• Problem to work on: Gather every line from the entries below that includes "this".

• Data supplied:
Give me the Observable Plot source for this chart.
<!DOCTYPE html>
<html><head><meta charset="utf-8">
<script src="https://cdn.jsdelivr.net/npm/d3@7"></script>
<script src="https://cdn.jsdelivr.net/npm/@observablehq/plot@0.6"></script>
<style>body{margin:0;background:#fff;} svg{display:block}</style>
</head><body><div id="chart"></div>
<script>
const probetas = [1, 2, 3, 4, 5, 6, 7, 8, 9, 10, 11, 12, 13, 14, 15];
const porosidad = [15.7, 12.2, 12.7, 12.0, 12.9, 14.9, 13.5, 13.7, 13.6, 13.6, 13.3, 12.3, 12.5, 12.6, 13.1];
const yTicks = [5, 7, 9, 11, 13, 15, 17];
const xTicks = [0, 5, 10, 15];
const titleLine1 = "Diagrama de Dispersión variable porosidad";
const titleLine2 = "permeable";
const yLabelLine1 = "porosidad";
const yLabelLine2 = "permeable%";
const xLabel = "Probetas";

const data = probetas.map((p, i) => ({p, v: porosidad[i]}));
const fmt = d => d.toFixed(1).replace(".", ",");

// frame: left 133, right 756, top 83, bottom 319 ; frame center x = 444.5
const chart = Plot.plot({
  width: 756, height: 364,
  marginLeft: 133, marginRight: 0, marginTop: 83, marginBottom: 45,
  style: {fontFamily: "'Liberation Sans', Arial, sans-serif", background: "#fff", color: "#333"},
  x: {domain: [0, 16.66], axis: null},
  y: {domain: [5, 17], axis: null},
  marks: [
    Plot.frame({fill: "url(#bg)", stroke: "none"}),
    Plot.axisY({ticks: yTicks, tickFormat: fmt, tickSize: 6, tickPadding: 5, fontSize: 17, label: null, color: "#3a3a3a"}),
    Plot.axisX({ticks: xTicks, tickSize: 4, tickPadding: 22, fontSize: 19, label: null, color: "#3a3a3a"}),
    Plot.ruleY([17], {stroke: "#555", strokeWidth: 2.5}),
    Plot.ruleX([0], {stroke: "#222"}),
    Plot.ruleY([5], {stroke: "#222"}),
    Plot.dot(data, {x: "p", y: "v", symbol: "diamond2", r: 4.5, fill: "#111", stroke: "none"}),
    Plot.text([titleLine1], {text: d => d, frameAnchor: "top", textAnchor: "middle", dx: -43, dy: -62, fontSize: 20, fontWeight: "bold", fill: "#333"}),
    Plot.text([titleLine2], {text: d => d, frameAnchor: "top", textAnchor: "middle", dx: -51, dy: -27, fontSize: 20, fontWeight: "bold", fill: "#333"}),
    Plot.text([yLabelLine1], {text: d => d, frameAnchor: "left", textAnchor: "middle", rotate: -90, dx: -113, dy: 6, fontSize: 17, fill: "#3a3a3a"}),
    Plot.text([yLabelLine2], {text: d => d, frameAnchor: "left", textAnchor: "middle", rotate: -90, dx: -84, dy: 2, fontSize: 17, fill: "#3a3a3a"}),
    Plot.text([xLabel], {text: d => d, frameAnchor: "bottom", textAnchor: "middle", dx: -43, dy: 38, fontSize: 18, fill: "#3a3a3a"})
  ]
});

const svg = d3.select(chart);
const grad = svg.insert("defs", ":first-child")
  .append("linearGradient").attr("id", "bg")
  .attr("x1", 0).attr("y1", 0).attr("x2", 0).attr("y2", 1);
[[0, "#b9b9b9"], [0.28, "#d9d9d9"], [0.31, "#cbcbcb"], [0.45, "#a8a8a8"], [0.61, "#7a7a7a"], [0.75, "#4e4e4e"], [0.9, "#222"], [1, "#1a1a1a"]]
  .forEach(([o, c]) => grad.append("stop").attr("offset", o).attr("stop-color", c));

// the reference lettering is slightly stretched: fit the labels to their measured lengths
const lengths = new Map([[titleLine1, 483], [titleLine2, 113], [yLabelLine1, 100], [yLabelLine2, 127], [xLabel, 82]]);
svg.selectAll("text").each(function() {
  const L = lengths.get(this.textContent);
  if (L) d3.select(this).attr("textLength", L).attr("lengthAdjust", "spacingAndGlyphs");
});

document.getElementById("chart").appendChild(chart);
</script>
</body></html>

* * *

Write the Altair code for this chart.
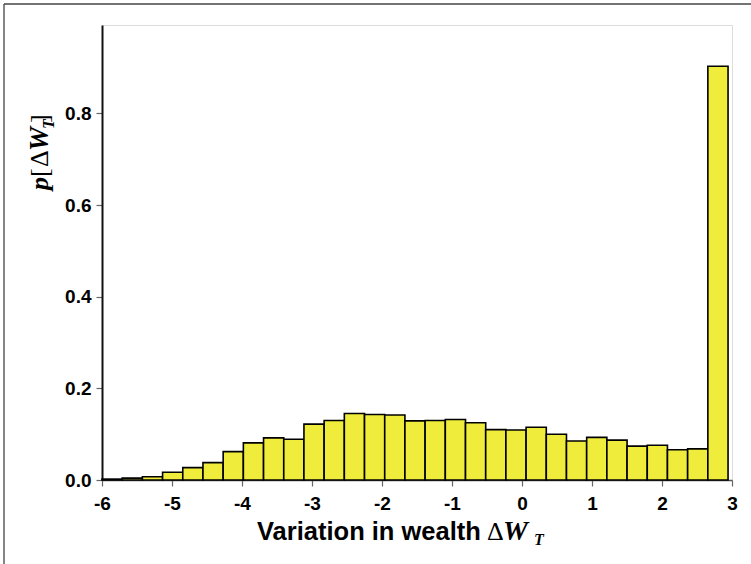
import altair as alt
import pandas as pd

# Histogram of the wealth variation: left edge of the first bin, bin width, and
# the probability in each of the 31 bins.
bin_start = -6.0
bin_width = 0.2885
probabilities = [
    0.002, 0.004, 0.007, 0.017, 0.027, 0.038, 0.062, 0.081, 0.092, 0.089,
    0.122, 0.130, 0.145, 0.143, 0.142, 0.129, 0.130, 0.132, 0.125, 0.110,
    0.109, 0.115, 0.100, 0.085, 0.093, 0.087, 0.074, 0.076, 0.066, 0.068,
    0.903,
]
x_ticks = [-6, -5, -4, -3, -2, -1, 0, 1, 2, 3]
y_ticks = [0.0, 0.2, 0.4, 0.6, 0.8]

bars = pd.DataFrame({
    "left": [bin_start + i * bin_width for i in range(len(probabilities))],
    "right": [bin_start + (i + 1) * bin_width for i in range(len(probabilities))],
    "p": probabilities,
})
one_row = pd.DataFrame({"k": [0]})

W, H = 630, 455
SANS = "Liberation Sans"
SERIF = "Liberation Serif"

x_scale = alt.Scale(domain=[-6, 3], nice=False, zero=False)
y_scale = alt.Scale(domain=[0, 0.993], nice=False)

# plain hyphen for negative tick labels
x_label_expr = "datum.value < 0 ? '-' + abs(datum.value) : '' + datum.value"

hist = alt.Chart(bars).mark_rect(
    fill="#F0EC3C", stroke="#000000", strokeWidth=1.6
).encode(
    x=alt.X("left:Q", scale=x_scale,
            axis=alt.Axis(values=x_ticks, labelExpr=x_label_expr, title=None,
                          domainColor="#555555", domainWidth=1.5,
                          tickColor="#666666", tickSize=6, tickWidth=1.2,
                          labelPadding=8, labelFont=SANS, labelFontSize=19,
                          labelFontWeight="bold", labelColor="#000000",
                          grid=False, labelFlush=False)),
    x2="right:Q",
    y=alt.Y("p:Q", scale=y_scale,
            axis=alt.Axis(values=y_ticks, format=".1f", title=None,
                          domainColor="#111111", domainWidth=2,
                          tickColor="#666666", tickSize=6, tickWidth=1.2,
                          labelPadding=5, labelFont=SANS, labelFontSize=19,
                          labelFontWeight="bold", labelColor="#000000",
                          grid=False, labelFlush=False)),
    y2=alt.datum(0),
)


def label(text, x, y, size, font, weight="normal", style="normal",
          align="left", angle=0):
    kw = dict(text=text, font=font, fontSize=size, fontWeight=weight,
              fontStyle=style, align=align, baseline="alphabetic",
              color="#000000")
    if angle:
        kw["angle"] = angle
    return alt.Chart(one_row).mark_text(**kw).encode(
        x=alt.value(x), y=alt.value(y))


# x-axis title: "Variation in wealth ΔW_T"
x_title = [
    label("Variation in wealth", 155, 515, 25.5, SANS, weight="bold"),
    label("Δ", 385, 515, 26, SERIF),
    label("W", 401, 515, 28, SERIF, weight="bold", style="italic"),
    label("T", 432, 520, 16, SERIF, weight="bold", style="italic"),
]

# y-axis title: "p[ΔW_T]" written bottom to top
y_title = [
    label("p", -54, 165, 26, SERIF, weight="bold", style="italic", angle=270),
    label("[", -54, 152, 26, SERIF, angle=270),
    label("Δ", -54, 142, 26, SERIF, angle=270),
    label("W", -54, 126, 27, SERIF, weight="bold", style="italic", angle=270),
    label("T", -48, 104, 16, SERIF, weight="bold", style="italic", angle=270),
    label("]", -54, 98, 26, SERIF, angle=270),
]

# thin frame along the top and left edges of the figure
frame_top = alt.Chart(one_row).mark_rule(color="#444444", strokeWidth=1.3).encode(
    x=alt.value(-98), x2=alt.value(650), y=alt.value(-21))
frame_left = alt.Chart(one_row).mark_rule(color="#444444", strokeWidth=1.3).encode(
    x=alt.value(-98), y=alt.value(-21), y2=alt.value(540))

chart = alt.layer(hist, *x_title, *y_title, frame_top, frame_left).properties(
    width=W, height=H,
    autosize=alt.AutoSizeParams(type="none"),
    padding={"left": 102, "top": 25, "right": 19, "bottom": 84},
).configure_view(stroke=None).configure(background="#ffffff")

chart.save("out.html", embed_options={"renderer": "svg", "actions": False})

• Task output:
Give me the Observable Plot source for this chart.
  const L = lengths.get(this.textContent);
  if (L) d3.select(this).attr("textLength", L).attr("lengthAdjust", "spacingAndGlyphs");
Write the Altair code for this chart.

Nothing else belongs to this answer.